Why do you think there is so much support for Juan Dalmau?
The Patria Nueva project as well as the Alianza de País continue to gain momentum because people see in Juan Dalmau and the rest of the candidates a hopeful, inclusive vision for Puerto Rico. This campaign is driven by a clear path toward a Puerto Rico for all — not just for tax dodgers and gentrifiers.
Unlike others, Dalmau has shown his dedication by engaging directly with communities through forums and town halls, positioning himself as the people’s candidate and the best choice for Puerto Rico’s future.
What would a pro-independence governorship symbolize for Puerto Rico?

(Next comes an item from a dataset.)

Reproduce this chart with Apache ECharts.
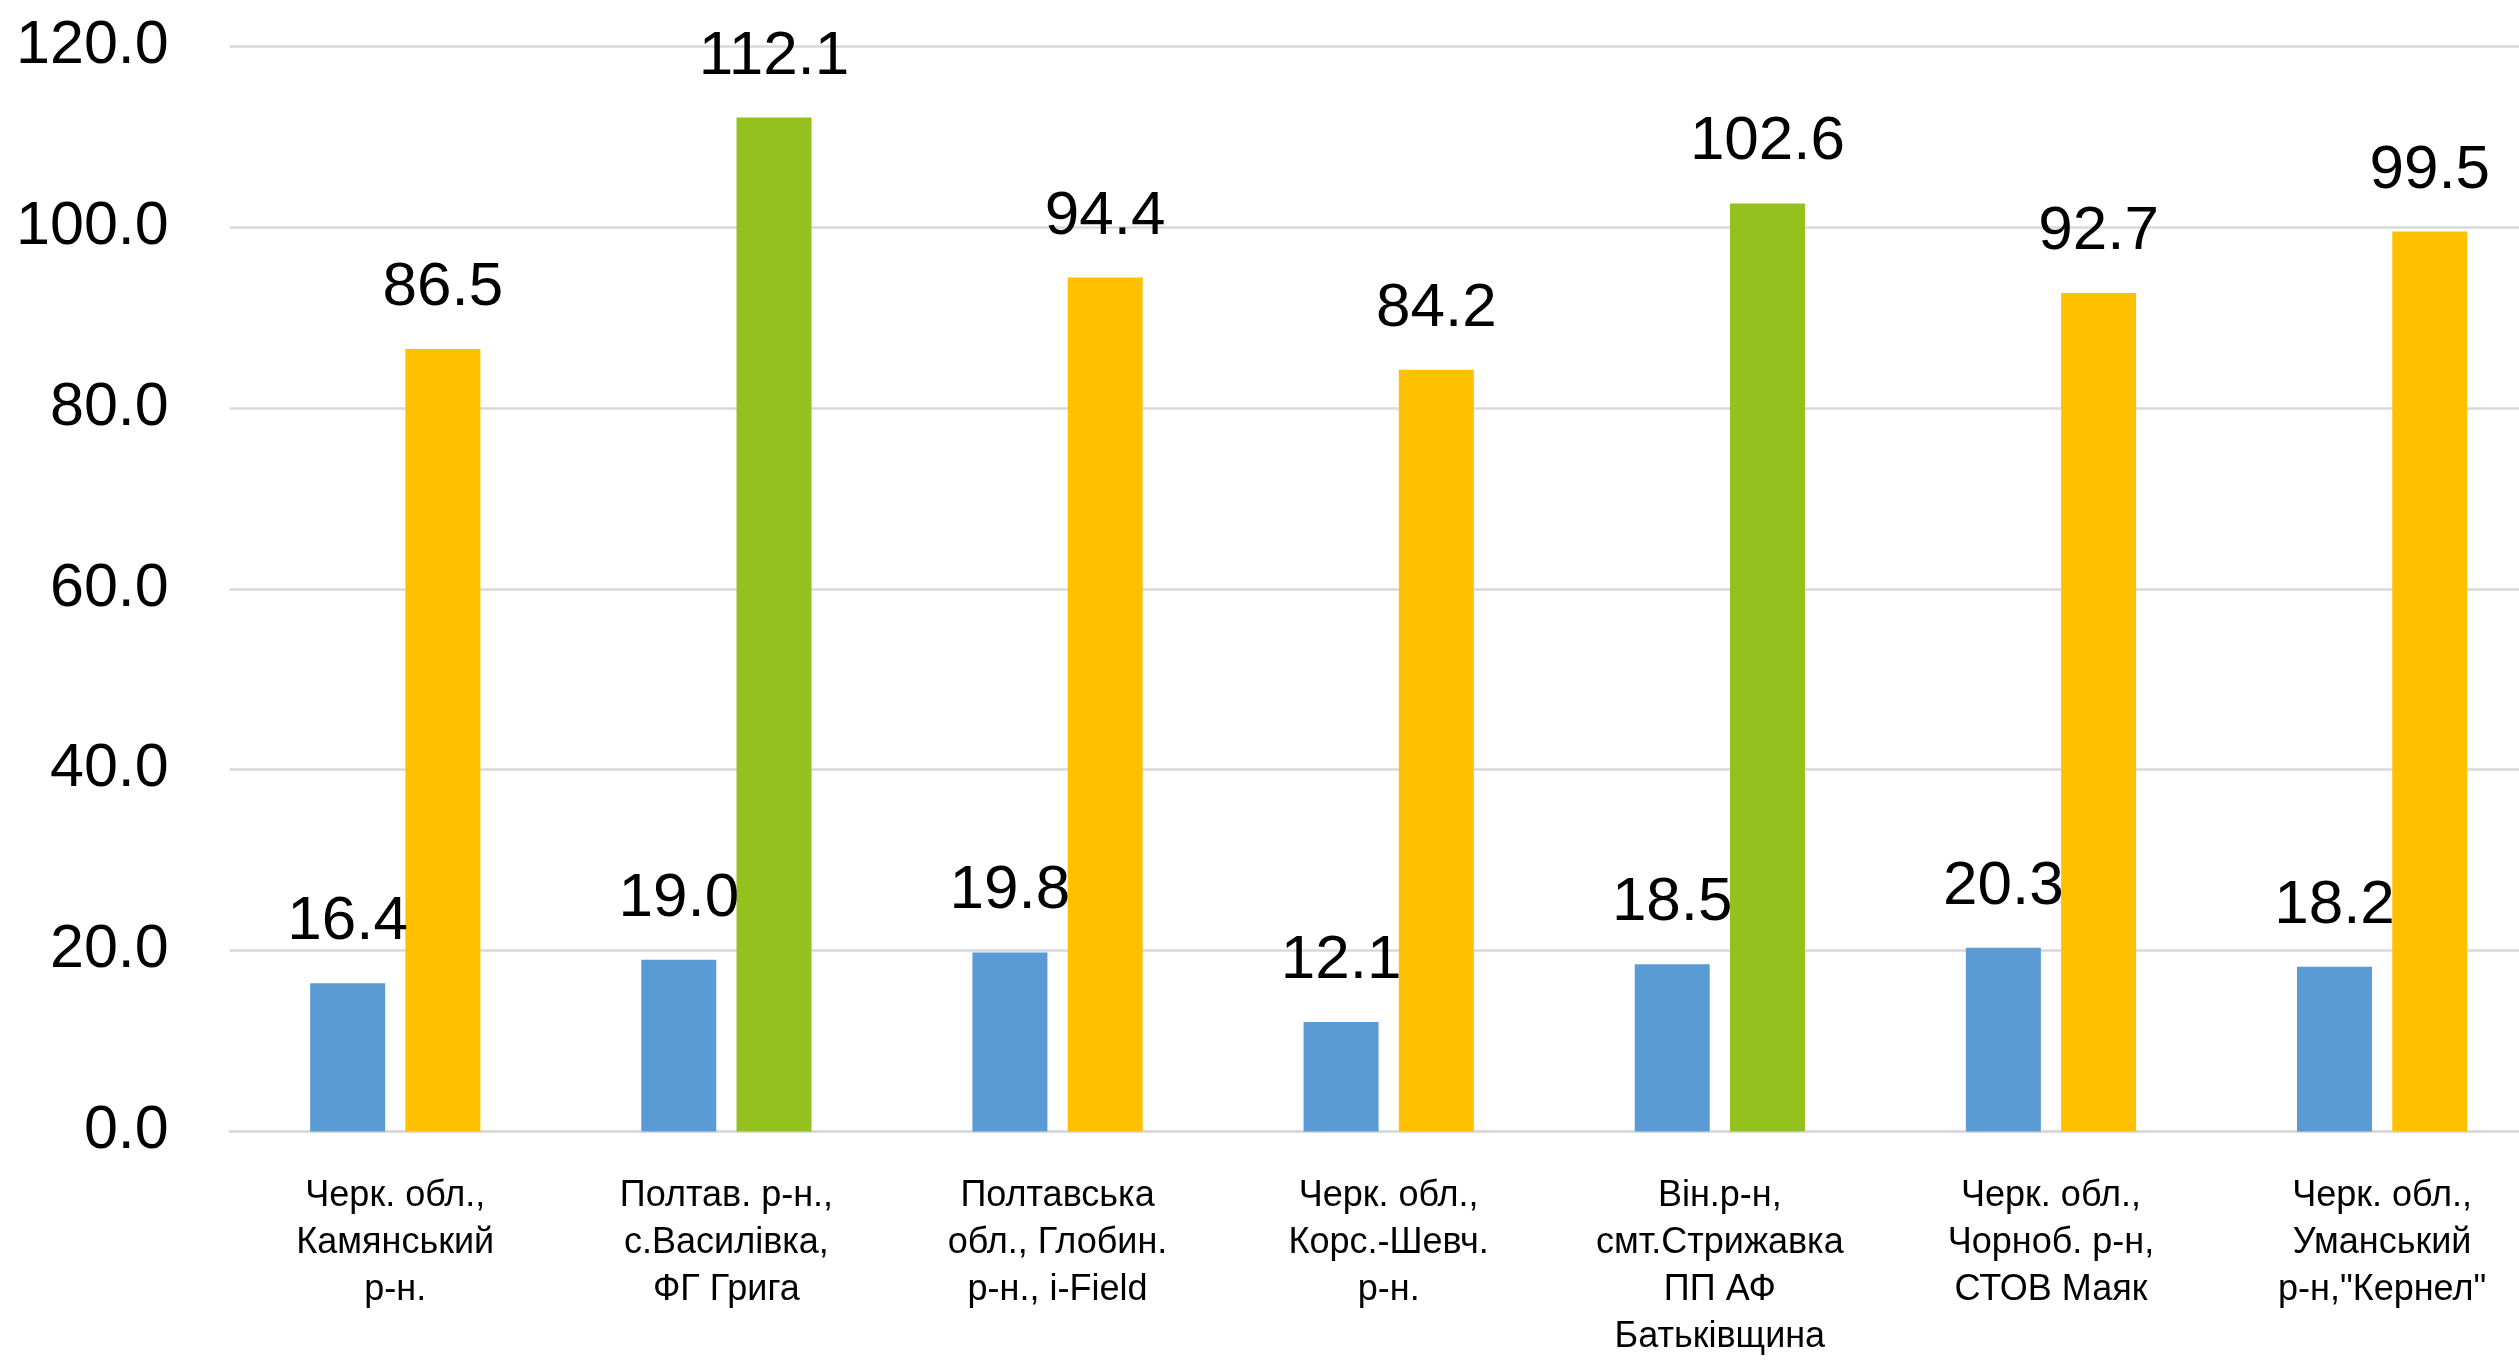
<!DOCTYPE html>
<html><head><meta charset="utf-8">
<script src="https://cdn.jsdelivr.net/npm/echarts@6/dist/echarts.min.js"></script>
<style>html,body{margin:0;padding:0;background:#fff;overflow:hidden;width:2519px;height:1361px}#c{width:2548px;height:1361px}</style>
</head><body><div id="c"></div>
<script>
const categories = [
  "Черк. обл.,\nКамянський\nр-н.",
  "Полтав. р-н.,\nс.Василівка,\nФГ Грига",
  "Полтавська\nобл., Глобин.\nр-н., i-Field",
  "Черк. обл.,\nКорс.-Шевч.\nр-н.",
  "Він.р-н,\nсмт.Стрижавка\nПП АФ\nБатьківщина",
  "Черк. обл.,\nЧорноб. р-н,\nСТОВ Маяк",
  "Черк. обл.,\nУманський\nр-н,\"Кернел\""
];
const seriesA = [16.4, 19.0, 19.8, 12.1, 18.5, 20.3, 18.2];
const seriesB = [86.5, 112.1, 94.4, 84.2, 102.6, 92.7, 99.5];
const highlightB = [false, true, false, false, true, false, false];
const yTicks = [0, 20, 40, 60, 80, 100, 120];

const FONT = "'Liberation Sans', Arial, sans-serif";
const chart = echarts.init(document.getElementById('c'), null, {renderer: 'canvas'});
chart.setOption({
  animation: false,
  grid: {left: 229.7, right: 0.3, top: 46, bottom: 229.5, containLabel: false},
  xAxis: {
    type: 'category', data: categories,
    axisLine: {show: true, lineStyle: {color: '#d9d9d9', width: 2.5}},
    axisTick: {show: false},
    axisLabel: {interval: 0, margin: 41, fontFamily: FONT, fontSize: 36, lineHeight: 47, color: '#000'}
  },
  yAxis: {
    type: 'value', min: yTicks[0], max: yTicks[yTicks.length - 1], interval: 20,
    axisLine: {show: false}, axisTick: {show: false},
    splitLine: {lineStyle: {color: '#d9d9d9', width: 2.5}},
    axisLabel: {margin: 61, fontFamily: FONT, fontSize: 61, color: '#000',
      formatter: v => v.toFixed(1)}
  },
  series: [
    {
      type: 'bar', data: seriesA, barWidth: 75, barGap: '27%',
      itemStyle: {color: '#5B9BD5'},
      label: {show: true, position: 'top', distance: 30, fontFamily: FONT, fontSize: 62, color: '#000',
        formatter: p => p.value.toFixed(1)}
    },
    {
      type: 'bar', barWidth: 75,
      data: seriesB.map((v, i) => ({value: v, itemStyle: {color: highlightB[i] ? '#95C11F' : '#FFC000'}})),
      label: {show: true, position: 'top', distance: 30, fontFamily: FONT, fontSize: 62, color: '#000',
        formatter: p => p.value.toFixed(1)}
    }
  ]
});
</script></body></html>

I was born and raised in a household that supported statehood for Puerto Rico, and I saw what assimilation did to my parents. They shared stories of not being allowed to have a Puerto Rican flag in their rooms, cars, or school notebooks. Showing love for your country was frowned upon, labeled as “terrorist” or “communist.” These are the effects of colonialism; it’s not just political — it’s personal.
Now, at 26, watching my loved ones support Dalmau and the possibility of an Alianza de País victory brings immense joy and a show of radical hope.
What would you say to someone fearful of pro-independence leadership in Puerto Rico?
I’d encourage people to review our history, to resist the collective amnesia the powerful try to impose on us.
The status of Puerto Rico won’t be resolved through non-binding plebiscites with Congress. Many former statehood supporters now support Dalmau because his campaign with La Alianza de País proposes an Asamblea Constituyente, one that would include everyone, offering Puerto Rico a respectful, dignified, and binding decolonization process.